What has remained of this prime environmental asset is a modern-day travesty inflicted by generations past, a monumental insult to the pioneering work of Baguio’s builders who had envisioned future caretakers to be as resolute as their vision had commanded. How our environmental resources are regenerated to the level of lush greenery they were when discovered by Baguio’s founding visionaries is a huge task that present-day visionaries —hopefully that’s all of us, regardless of age, circumstance and persuasion — should pursue with as much relentless fervor, steely determination, and steadfast purpose.
Regardless of time and circumstance, experts are saying that it’s all about climate change. But, let us admit that climate change did not just happen overnight. The scientific fact is that climate change has been happening bit by bit every single day of the last four hundred years, when man began doing things to upgrade his life, to make things happen the quickest way possible in the name of Kaunlaran, Kasaganaan, Kaginhawaan.
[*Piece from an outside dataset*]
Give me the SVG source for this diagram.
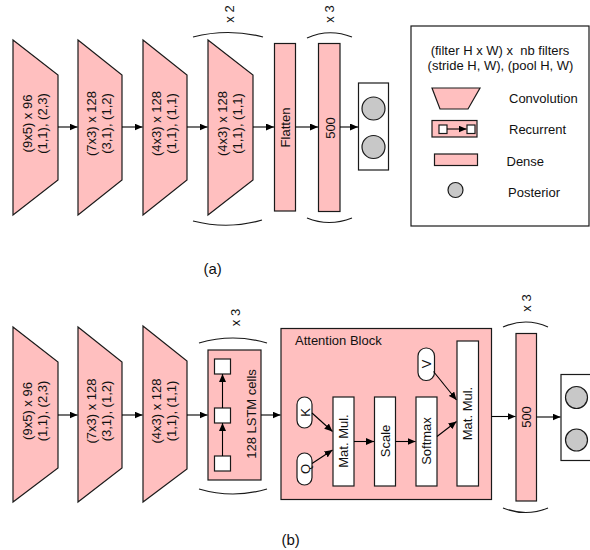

What we are today is the gross result of what we have all done by our continued, unceasing ways of mindlessly ejecting the toxic gases that is heating up the world’s atmosphere from our economic and motoring activities without letup. Sure, there are efforts done to mitigate what we have been greedily doing, to reduce the gas emissions polluting the skies, to go green and clean in the energy that we produce for our day-to-day life. But, these efforts have been shown to be feeble and insignificant, still quite far-off from the faceoff needed to make a serious dent.
The earlier we realize this, as if long overdue, the better for us to get Baguio getting ahead once more. As it were, time’s up, and it has long been up.